### What is needed
Retype exactly what runs from the first line of the data to the line with "const cTicks = [0,10,20,30,40,50];", keeping both of those lines and skipping pictures.

***** Supplied data

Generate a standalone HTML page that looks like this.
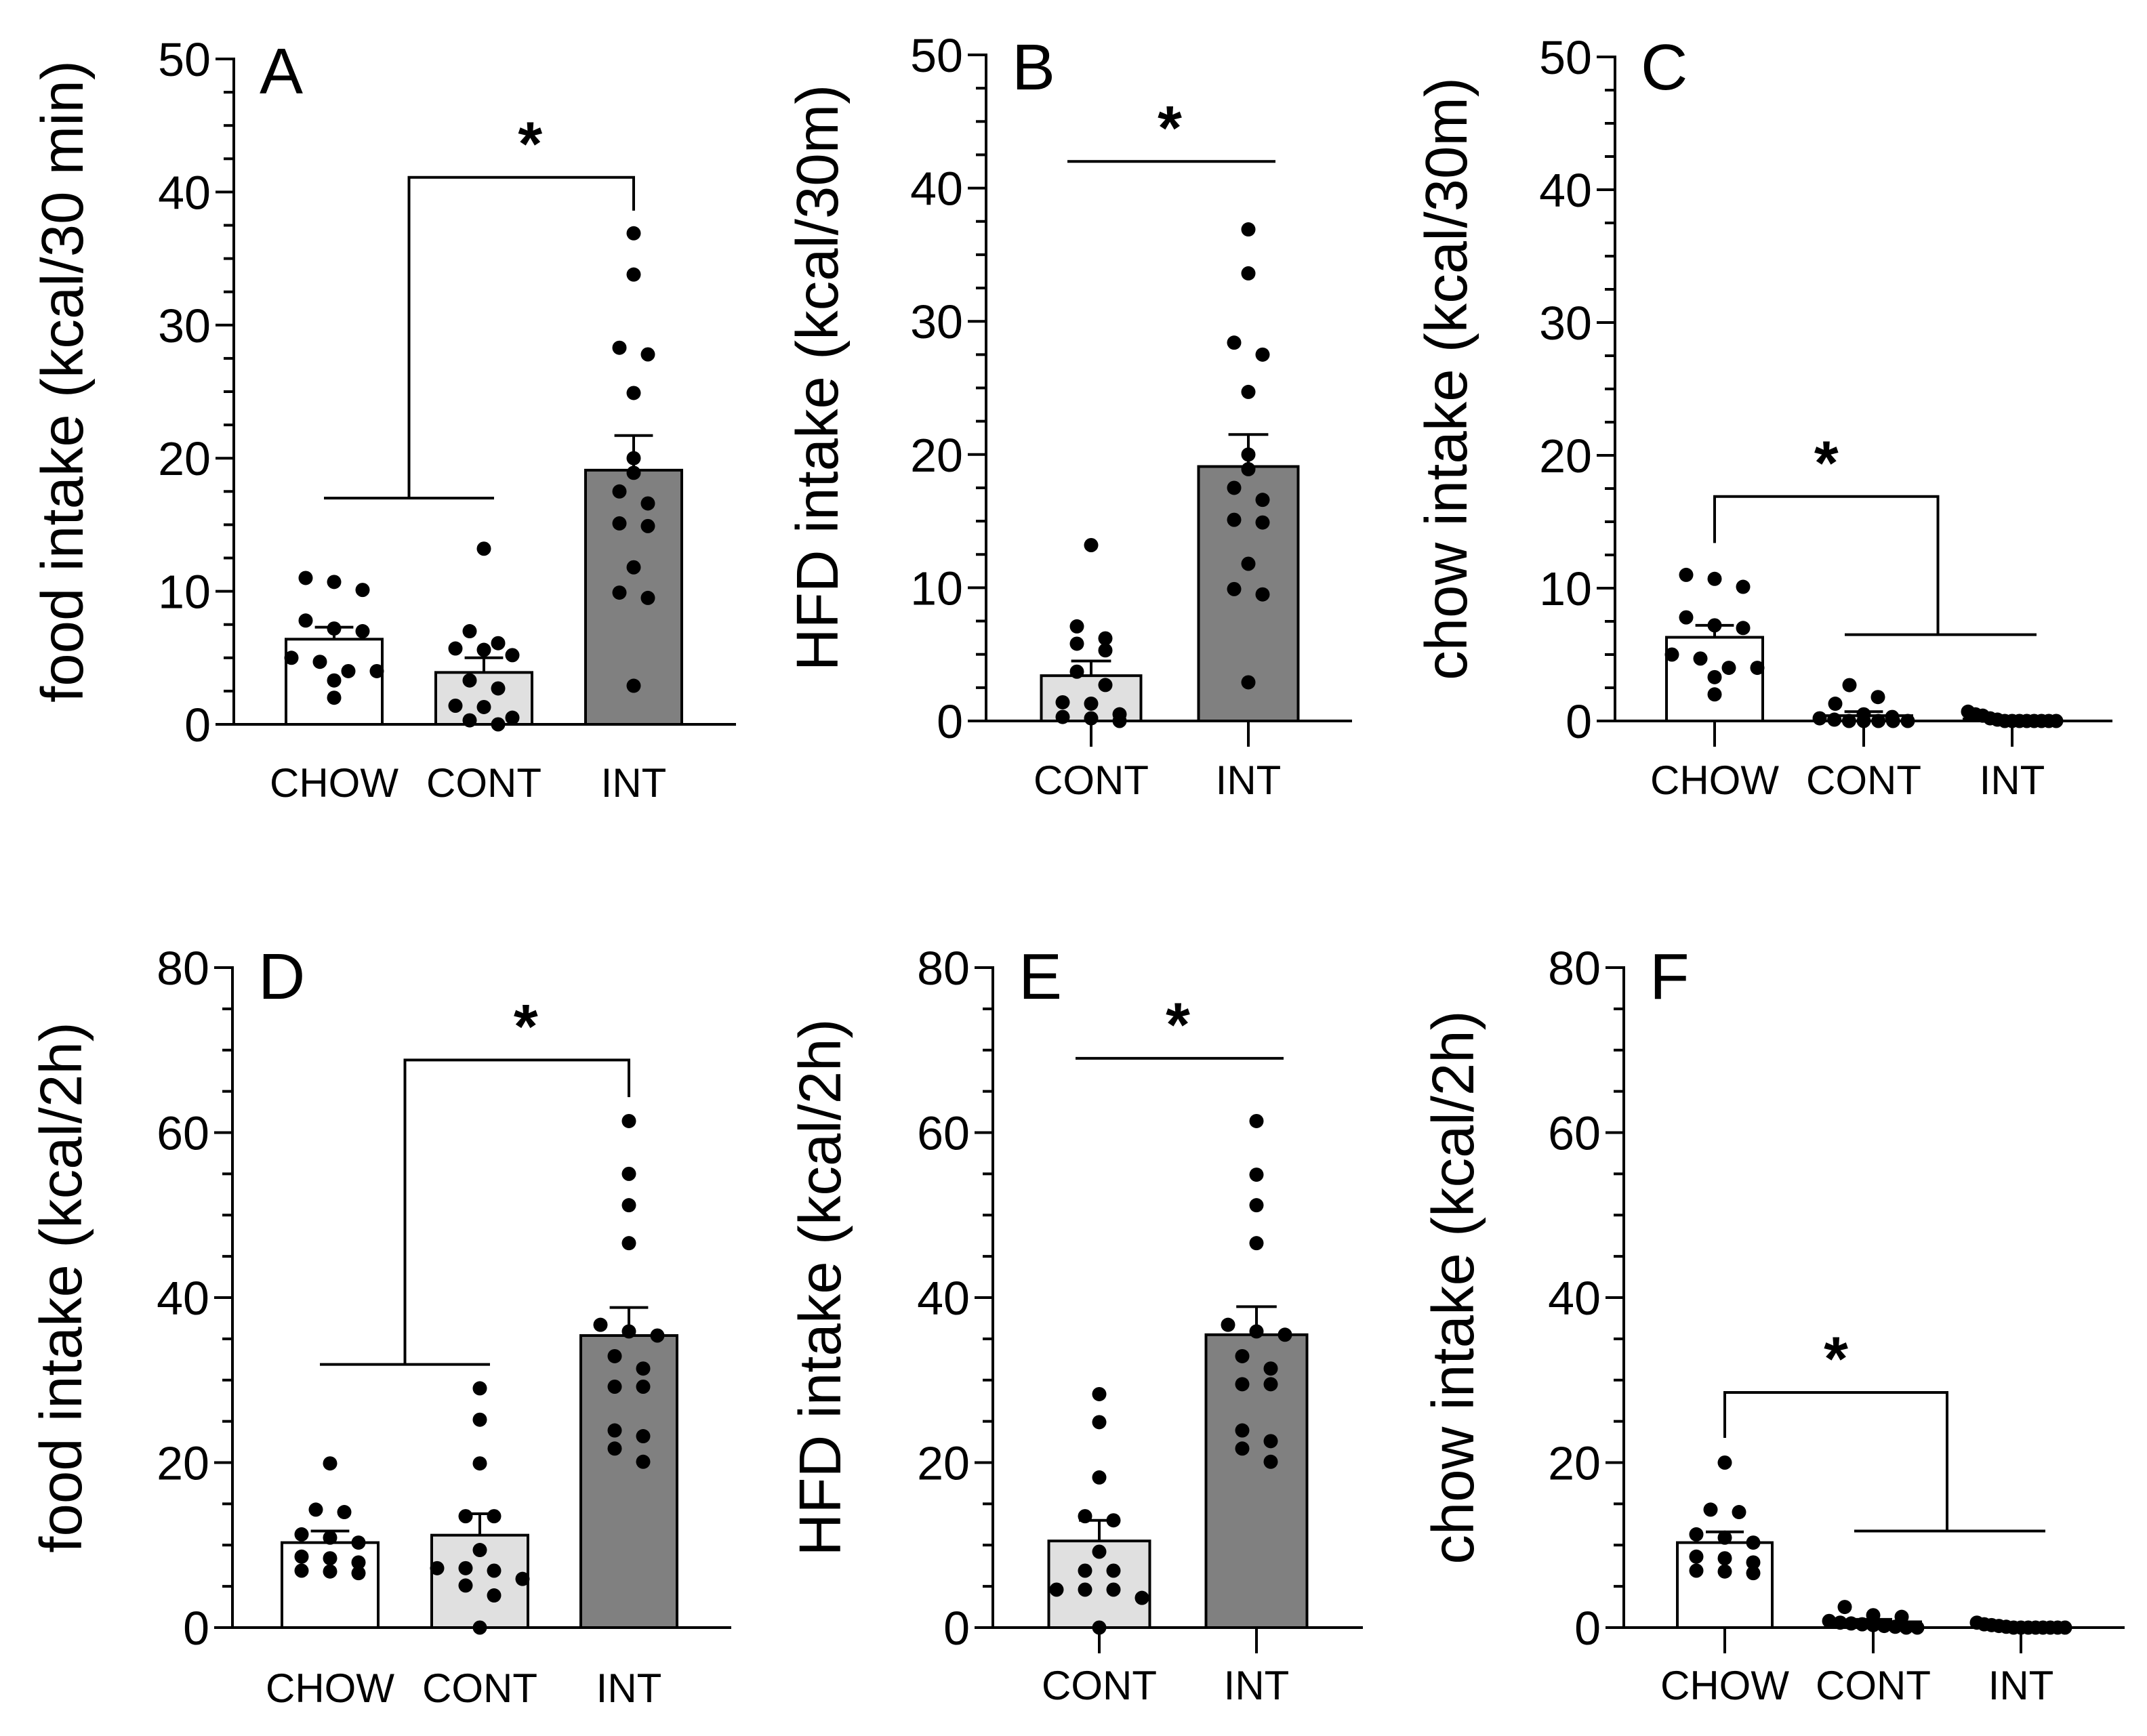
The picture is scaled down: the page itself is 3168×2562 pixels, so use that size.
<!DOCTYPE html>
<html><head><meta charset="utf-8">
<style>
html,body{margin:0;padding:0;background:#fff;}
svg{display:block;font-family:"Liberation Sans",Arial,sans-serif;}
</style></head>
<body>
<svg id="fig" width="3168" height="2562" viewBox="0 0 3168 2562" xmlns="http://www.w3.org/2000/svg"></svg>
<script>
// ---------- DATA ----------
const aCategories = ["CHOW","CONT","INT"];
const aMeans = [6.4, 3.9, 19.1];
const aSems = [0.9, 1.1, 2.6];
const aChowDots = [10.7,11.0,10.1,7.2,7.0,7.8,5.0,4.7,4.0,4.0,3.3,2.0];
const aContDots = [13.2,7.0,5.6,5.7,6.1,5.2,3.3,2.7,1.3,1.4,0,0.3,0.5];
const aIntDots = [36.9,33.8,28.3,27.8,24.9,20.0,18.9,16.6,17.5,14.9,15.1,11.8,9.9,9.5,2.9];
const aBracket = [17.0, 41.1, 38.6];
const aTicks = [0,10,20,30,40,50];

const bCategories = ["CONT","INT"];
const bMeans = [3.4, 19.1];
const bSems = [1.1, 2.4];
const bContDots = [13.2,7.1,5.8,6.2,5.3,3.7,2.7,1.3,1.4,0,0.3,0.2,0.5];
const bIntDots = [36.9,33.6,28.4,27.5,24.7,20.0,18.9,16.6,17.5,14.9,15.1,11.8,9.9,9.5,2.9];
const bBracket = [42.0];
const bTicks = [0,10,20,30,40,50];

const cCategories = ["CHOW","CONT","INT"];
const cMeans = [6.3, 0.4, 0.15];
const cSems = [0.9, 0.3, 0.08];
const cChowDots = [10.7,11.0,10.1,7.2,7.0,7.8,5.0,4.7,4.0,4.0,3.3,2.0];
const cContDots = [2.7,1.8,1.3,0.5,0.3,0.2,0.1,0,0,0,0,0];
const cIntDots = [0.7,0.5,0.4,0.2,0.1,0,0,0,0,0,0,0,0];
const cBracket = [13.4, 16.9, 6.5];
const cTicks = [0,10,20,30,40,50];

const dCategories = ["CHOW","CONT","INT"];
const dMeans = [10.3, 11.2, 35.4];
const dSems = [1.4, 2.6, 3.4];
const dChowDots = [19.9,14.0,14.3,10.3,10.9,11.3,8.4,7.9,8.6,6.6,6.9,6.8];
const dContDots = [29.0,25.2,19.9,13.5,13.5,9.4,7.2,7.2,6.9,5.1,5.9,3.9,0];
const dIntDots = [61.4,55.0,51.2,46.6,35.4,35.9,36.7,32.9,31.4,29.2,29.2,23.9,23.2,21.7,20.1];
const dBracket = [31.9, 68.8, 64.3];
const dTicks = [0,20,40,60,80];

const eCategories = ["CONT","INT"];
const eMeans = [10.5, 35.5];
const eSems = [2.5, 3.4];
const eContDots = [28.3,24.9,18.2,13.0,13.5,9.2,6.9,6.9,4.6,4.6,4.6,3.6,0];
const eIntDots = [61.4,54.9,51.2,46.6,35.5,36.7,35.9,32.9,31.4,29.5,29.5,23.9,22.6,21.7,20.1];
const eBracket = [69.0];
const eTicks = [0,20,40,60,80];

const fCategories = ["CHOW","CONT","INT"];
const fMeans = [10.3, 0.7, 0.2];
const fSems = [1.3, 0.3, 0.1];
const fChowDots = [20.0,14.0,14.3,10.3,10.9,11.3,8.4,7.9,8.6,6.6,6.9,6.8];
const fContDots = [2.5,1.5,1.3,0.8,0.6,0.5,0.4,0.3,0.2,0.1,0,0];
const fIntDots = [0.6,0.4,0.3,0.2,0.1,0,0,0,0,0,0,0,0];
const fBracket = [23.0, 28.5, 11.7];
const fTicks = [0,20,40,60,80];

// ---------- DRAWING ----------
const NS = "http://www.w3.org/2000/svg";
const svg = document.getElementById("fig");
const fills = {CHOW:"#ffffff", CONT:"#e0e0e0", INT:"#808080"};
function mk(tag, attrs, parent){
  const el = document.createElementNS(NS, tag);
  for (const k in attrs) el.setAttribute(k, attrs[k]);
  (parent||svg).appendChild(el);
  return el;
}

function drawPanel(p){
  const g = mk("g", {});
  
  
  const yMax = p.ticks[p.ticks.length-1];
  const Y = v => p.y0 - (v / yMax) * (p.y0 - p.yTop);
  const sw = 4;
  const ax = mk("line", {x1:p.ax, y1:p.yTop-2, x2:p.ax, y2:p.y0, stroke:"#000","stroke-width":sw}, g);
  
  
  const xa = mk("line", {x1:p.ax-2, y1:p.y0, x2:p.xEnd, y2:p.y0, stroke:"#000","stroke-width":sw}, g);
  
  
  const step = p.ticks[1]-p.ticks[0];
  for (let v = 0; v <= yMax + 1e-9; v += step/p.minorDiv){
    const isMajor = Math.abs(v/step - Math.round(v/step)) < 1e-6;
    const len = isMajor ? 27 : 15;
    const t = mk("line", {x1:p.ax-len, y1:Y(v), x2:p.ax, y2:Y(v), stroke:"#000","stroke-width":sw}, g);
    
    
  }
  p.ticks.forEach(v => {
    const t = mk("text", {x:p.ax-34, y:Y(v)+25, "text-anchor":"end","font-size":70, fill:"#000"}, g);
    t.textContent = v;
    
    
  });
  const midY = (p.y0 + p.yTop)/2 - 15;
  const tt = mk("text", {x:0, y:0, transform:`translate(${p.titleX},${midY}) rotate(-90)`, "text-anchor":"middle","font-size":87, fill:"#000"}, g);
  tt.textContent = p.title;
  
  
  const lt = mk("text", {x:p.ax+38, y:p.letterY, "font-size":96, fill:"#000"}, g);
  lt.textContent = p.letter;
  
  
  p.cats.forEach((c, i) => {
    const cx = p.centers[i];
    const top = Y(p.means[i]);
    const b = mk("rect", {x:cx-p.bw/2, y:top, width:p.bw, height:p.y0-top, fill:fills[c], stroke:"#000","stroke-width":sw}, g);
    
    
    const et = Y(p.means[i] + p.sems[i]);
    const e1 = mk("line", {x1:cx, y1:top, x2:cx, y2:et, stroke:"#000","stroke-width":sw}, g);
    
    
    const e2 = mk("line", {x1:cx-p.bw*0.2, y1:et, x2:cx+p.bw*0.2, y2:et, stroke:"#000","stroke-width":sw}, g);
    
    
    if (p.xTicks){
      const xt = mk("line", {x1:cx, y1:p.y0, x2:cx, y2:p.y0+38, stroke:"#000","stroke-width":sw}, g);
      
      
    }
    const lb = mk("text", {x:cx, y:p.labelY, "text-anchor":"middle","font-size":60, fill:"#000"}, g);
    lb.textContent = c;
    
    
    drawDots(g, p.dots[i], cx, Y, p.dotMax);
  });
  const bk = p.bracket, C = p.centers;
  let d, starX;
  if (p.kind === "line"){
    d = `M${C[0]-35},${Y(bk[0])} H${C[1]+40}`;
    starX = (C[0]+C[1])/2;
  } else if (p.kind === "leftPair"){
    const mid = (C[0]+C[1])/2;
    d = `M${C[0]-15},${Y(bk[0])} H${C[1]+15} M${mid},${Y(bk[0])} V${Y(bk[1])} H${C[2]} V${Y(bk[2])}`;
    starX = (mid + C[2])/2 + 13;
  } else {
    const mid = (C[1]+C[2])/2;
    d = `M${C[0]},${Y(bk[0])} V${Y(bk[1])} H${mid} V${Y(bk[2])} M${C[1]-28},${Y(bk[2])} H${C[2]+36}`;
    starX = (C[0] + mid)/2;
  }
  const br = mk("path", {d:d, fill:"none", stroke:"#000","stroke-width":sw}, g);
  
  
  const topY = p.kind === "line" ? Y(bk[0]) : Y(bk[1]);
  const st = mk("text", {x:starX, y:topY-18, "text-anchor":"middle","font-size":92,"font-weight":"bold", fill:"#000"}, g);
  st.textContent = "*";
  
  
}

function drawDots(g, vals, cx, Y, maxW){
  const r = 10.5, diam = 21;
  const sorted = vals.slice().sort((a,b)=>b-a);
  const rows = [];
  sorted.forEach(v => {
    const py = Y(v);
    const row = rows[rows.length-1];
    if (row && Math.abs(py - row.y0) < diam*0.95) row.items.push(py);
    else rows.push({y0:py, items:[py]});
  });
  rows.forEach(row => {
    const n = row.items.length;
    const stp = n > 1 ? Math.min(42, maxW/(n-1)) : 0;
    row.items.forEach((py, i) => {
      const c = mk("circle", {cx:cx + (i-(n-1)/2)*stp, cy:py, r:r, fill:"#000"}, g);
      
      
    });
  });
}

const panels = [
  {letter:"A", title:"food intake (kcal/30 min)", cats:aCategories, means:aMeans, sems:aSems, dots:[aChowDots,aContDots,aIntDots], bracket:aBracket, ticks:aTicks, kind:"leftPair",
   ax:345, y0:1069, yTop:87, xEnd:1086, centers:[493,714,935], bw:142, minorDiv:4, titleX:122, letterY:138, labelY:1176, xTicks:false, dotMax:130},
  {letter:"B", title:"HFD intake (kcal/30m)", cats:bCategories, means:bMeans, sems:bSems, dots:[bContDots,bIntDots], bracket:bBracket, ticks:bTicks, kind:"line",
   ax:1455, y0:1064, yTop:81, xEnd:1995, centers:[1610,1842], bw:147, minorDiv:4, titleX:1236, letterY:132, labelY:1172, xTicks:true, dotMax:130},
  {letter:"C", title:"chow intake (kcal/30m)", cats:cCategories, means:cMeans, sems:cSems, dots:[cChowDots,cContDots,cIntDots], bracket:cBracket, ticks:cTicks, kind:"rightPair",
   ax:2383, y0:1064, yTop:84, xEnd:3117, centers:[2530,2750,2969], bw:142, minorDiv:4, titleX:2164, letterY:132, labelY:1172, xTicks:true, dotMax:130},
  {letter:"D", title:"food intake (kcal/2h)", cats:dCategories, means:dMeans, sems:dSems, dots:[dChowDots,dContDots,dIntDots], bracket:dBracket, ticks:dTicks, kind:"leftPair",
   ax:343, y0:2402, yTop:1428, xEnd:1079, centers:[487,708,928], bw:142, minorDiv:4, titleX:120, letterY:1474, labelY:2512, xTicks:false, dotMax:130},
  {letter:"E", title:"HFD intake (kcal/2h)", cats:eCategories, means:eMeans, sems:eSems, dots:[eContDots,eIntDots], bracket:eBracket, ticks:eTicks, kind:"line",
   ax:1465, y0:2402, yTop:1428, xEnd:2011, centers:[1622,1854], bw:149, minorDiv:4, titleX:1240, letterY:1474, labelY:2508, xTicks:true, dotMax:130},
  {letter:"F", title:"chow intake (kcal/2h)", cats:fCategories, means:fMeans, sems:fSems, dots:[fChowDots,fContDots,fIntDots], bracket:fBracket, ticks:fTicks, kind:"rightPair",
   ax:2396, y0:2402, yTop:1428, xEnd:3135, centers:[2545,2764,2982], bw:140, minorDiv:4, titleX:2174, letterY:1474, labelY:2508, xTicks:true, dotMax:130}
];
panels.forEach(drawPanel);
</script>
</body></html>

**********

### Solution for this problem
Generate a standalone HTML page that looks like this.
The picture is scaled down: the page itself is 3168×2562 pixels, so use that size.
<!DOCTYPE html>
<html><head><meta charset="utf-8">
<style>
html,body{margin:0;padding:0;background:#fff;}
svg{display:block;font-family:"Liberation Sans",Arial,sans-serif;}
</style></head>
<body>
<svg id="fig" width="3168" height="2562" viewBox="0 0 3168 2562" xmlns="http://www.w3.org/2000/svg"></svg>
<script>
// ---------- DATA ----------
const aCategories = ["CHOW","CONT","INT"];
const aMeans = [6.4, 3.9, 19.1];
const aSems = [0.9, 1.1, 2.6];
const aChowDots = [10.7,11.0,10.1,7.2,7.0,7.8,5.0,4.7,4.0,4.0,3.3,2.0];
const aContDots = [13.2,7.0,5.6,5.7,6.1,5.2,3.3,2.7,1.3,1.4,0,0.3,0.5];
const aIntDots = [36.9,33.8,28.3,27.8,24.9,20.0,18.9,16.6,17.5,14.9,15.1,11.8,9.9,9.5,2.9];
const aBracket = [17.0, 41.1, 38.6];
const aTicks = [0,10,20,30,40,50];

const bCategories = ["CONT","INT"];
const bMeans = [3.4, 19.1];
const bSems = [1.1, 2.4];
const bContDots = [13.2,7.1,5.8,6.2,5.3,3.7,2.7,1.3,1.4,0,0.3,0.2,0.5];
const bIntDots = [36.9,33.6,28.4,27.5,24.7,20.0,18.9,16.6,17.5,14.9,15.1,11.8,9.9,9.5,2.9];
const bBracket = [42.0];
const bTicks = [0,10,20,30,40,50];

const cCategories = ["CHOW","CONT","INT"];
const cMeans = [6.3, 0.4, 0.15];
const cSems = [0.9, 0.3, 0.08];
const cChowDots = [10.7,11.0,10.1,7.2,7.0,7.8,5.0,4.7,4.0,4.0,3.3,2.0];
const cContDots = [2.7,1.8,1.3,0.5,0.3,0.2,0.1,0,0,0,0,0];
const cIntDots = [0.7,0.5,0.4,0.2,0.1,0,0,0,0,0,0,0,0];
const cBracket = [13.4, 16.9, 6.5];
const cTicks = [0,10,20,30,40,50];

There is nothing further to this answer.